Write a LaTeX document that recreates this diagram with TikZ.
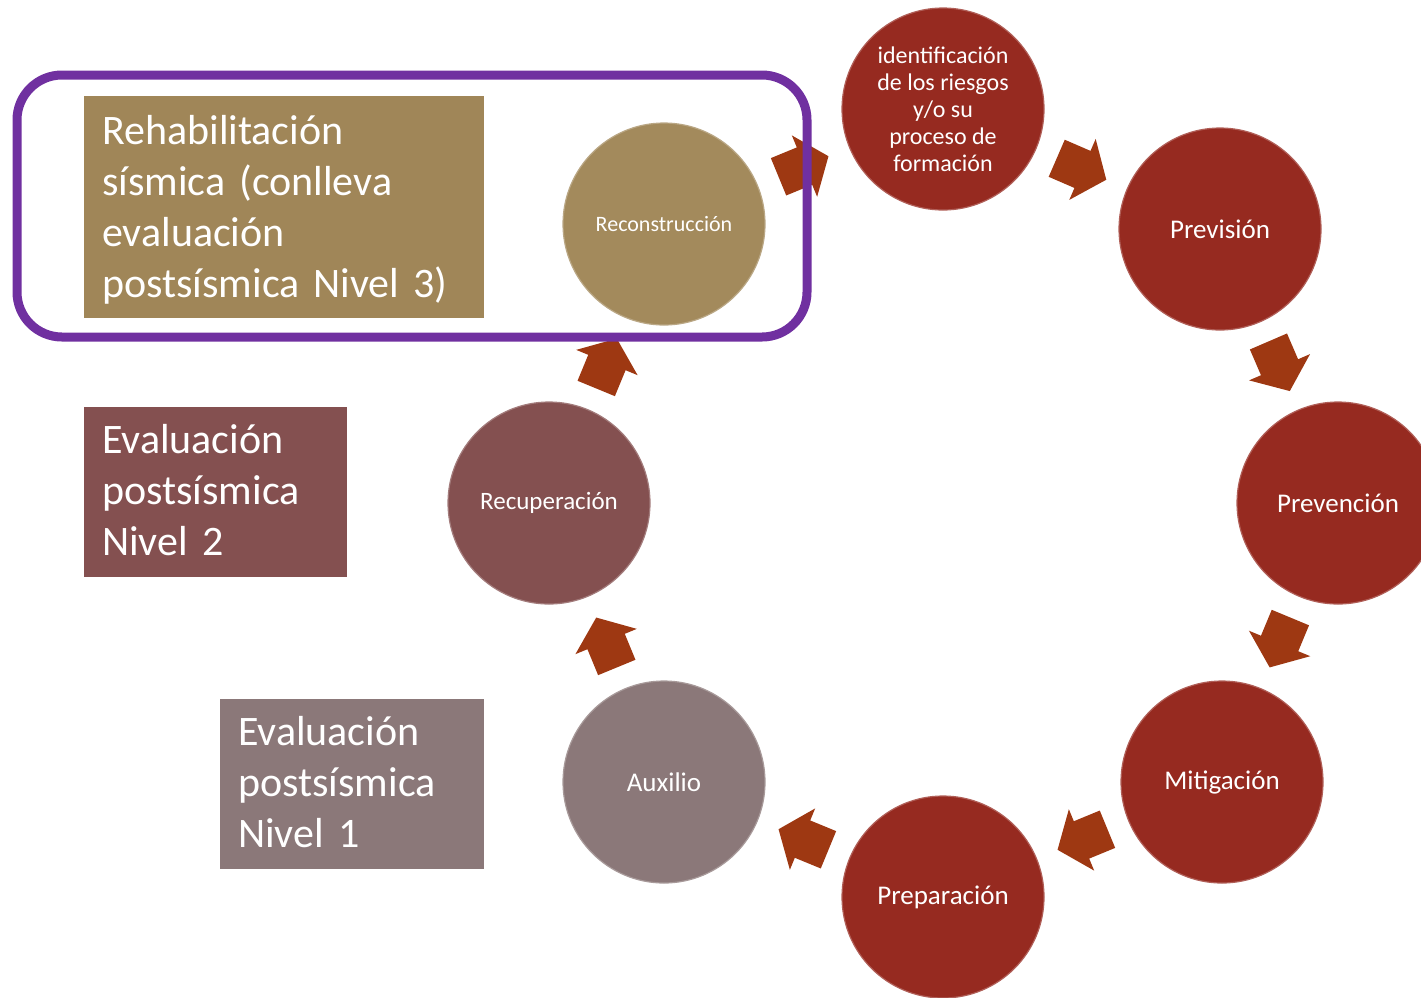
\documentclass[tikz,border=0pt]{standalone}
\usepackage{fontspec}
\setmainfont{Carlito}
\newfontfamily\pnlfam{Carlito}[WordSpace=0.7]
\usetikzlibrary{shapes.arrows}
\definecolor{redc}{RGB}{150,42,32}
\definecolor{arrowc}{RGB}{158,56,18}
\definecolor{tanc}{RGB}{163,138,92}
\definecolor{tanbox}{RGB}{160,134,88}
\definecolor{mauve}{RGB}{132,80,80}
\definecolor{greyc}{RGB}{139,120,121}
\definecolor{purp}{RGB}{112,48,160}
\begin{document}
\begin{tikzpicture}[x=1pt,y=-1pt,
  stage/.style={circle, minimum size=202pt, inner sep=0pt, text=white, align=center,
    font=\fontsize{27}{30}\selectfont, line width=1.2pt},
  flow/.style={single arrow, fill=arrowc, draw=none, minimum height=54pt,
    single arrow head extend=13pt, single arrow tip angle=104,
    inner xsep=0pt, inner ysep=20pt, outer sep=0pt,
    pos=0.42, sloped, allow upside down},
  panel/.style={rectangle, inner sep=0pt, anchor=north west, draw=none},
  paneltext/.style={text=white, align=left, anchor=base west, inner sep=0pt, text width=380pt,
    font=\pnlfam\fontsize{42}{51}\selectfont},
  frame/.style={draw=purp, line width=9pt, rounded corners=45pt}]
\useasboundingbox (0,0) rectangle (1421,997);
\clip (0,0) rectangle (1421,997);
% panels
\node[panel, fill=tanbox, minimum width=400pt, minimum height=222pt] (p3) at (84,96) {};
\node[paneltext] (t3) at (102,144) {Rehabilitación\\sísmica (conlleva\\evaluación\\postsísmica Nivel 3)};
\node[panel, fill=mauve, minimum width=263pt, minimum height=170pt] (p2) at (84,407) {};
\node[paneltext] (t2) at (102,453) {Evaluación\\postsísmica\\Nivel 2};
\node[panel, fill=greyc, minimum width=264pt, minimum height=170pt] (p1) at (220,699) {};
\node[paneltext] (t1) at (238,745) {Evaluación\\postsísmica\\Nivel 1};
% stages
\node[stage, fill=redc, draw=redc!75!white, font=\fontsize{24}{27}\selectfont] (ident) at (943,109) {identificación\\de los riesgos\\y/o su\\proceso de\\formación};
\node[stage, fill=redc, draw=redc!75!white] (prev) at (1220,229) {Previsión};
\node[stage, fill=redc, draw=redc!75!white] (preven) at (1338,503) {Prevención};
\node[stage, fill=redc, draw=redc!75!white] (mitig) at (1222,782) {Mitigación};
\node[stage, fill=redc, draw=redc!75!white] (prep) at (943,897) {Preparación};
\node[stage, fill=greyc, draw=greyc!75!white] (aux) at (664,782) {Auxilio};
\node[stage, fill=mauve, draw=mauve!75!white, font=\fontsize{25}{28}\selectfont] (recup) at (549,503) {Recuperación};
\node[stage, fill=tanc, draw=tanc!75!white, font=\fontsize{22}{26}\selectfont] (recon) at (664,224) {Reconstrucción};
% flow arrows
\path (ident) -- node[flow] (a1) {} (prev);
\path (prev) -- node[flow] (a2) {} (preven);
\path (preven) -- node[flow] (a3) {} (mitig);
\path (mitig) -- node[flow] (a4) {} (prep);
\path (prep) -- node[flow] (a5) {} (aux);
\path (aux) -- node[flow] (a6) {} (recup);
\path (recup) -- node[flow] (a7) {} (recon);
\path (recon) -- node[flow] (a8) {} (ident);
% purple frame
\draw[frame] (17,75) rectangle (807,337);
\end{tikzpicture}
\end{document}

---

Exercise objective → Extract all the data above exactly, excluding every picture.

Result of the exercise →
Write a LaTeX document that recreates this diagram with TikZ.
\documentclass[tikz,border=0pt]{standalone}
\usepackage{fontspec}
\setmainfont{Carlito}
\newfontfamily\pnlfam{Carlito}[WordSpace=0.7]
\usetikzlibrary{shapes.arrows}
\definecolor{redc}{RGB}{150,42,32}
\definecolor{arrowc}{RGB}{158,56,18}
\definecolor{tanc}{RGB}{163,138,92}
\definecolor{tanbox}{RGB}{160,134,88}
\definecolor{mauve}{RGB}{132,80,80}
\definecolor{greyc}{RGB}{139,120,121}
\definecolor{purp}{RGB}{112,48,160}
\begin{document}
\begin{tikzpicture}[x=1pt,y=-1pt,
  stage/.style={circle, minimum size=202pt, inner sep=0pt, text=white, align=center,
    font=\fontsize{27}{30}\selectfont, line width=1.2pt},
  flow/.style={single arrow, fill=arrowc, draw=none, minimum height=54pt,
    single arrow head extend=13pt, single arrow tip angle=104,
    inner xsep=0pt, inner ysep=20pt, outer sep=0pt,
    pos=0.42, sloped, allow upside down},
  panel/.style={rectangle, inner sep=0pt, anchor=north west, draw=none},
  paneltext/.style={text=white, align=left, anchor=base west, inner sep=0pt, text width=380pt,
    font=\pnlfam\fontsize{42}{51}\selectfont},
  frame/.style={draw=purp, line width=9pt, rounded corners=45pt}]
\useasboundingbox (0,0) rectangle (1421,997);
\clip (0,0) rectangle (1421,997);
% panels
\node[panel, fill=tanbox, minimum width=400pt, minimum height=222pt] (p3) at (84,96) {};
\node[paneltext] (t3) at (102,144) {Rehabilitación\\sísmica (conlleva\\evaluación\\postsísmica Nivel 3)};
\node[panel, fill=mauve, minimum width=263pt, minimum height=170pt] (p2) at (84,407) {};
\node[paneltext] (t2) at (102,453) {Evaluación\\postsísmica\\Nivel 2};
\node[panel, fill=greyc, minimum width=264pt, minimum height=170pt] (p1) at (220,699) {};
\node[paneltext] (t1) at (238,745) {Evaluación\\postsísmica\\Nivel 1};
% stages
\node[stage, fill=redc, draw=redc!75!white, font=\fontsize{24}{27}\selectfont] (ident) at (943,109) {identificación\\de los riesgos\\y/o su\\proceso de\\formación};
\node[stage, fill=redc, draw=redc!75!white] (prev) at (1220,229) {Previsión};
\node[stage, fill=redc, draw=redc!75!white] (preven) at (1338,503) {Prevención};
\node[stage, fill=redc, draw=redc!75!white] (mitig) at (1222,782) {Mitigación};
\node[stage, fill=redc, draw=redc!75!white] (prep) at (943,897) {Preparación};
\node[stage, fill=greyc, draw=greyc!75!white] (aux) at (664,782) {Auxilio};
\node[stage, fill=mauve, draw=mauve!75!white, font=\fontsize{25}{28}\selectfont] (recup) at (549,503) {Recuperación};
\node[stage, fill=tanc, draw=tanc!75!white, font=\fontsize{22}{26}\selectfont] (recon) at (664,224) {Reconstrucción};
% flow arrows
\path (ident) -- node[flow] (a1) {} (prev);
\path (prev) -- node[flow] (a2) {} (preven);
\path (preven) -- node[flow] (a3) {} (mitig);
\path (mitig) -- node[flow] (a4) {} (prep);
\path (prep) -- node[flow] (a5) {} (aux);
\path (aux) -- node[flow] (a6) {} (recup);
\path (recup) -- node[flow] (a7) {} (recon);
\path (recon) -- node[flow] (a8) {} (ident);
% purple frame
\draw[frame] (17,75) rectangle (807,337);
\end{tikzpicture}
\end{document}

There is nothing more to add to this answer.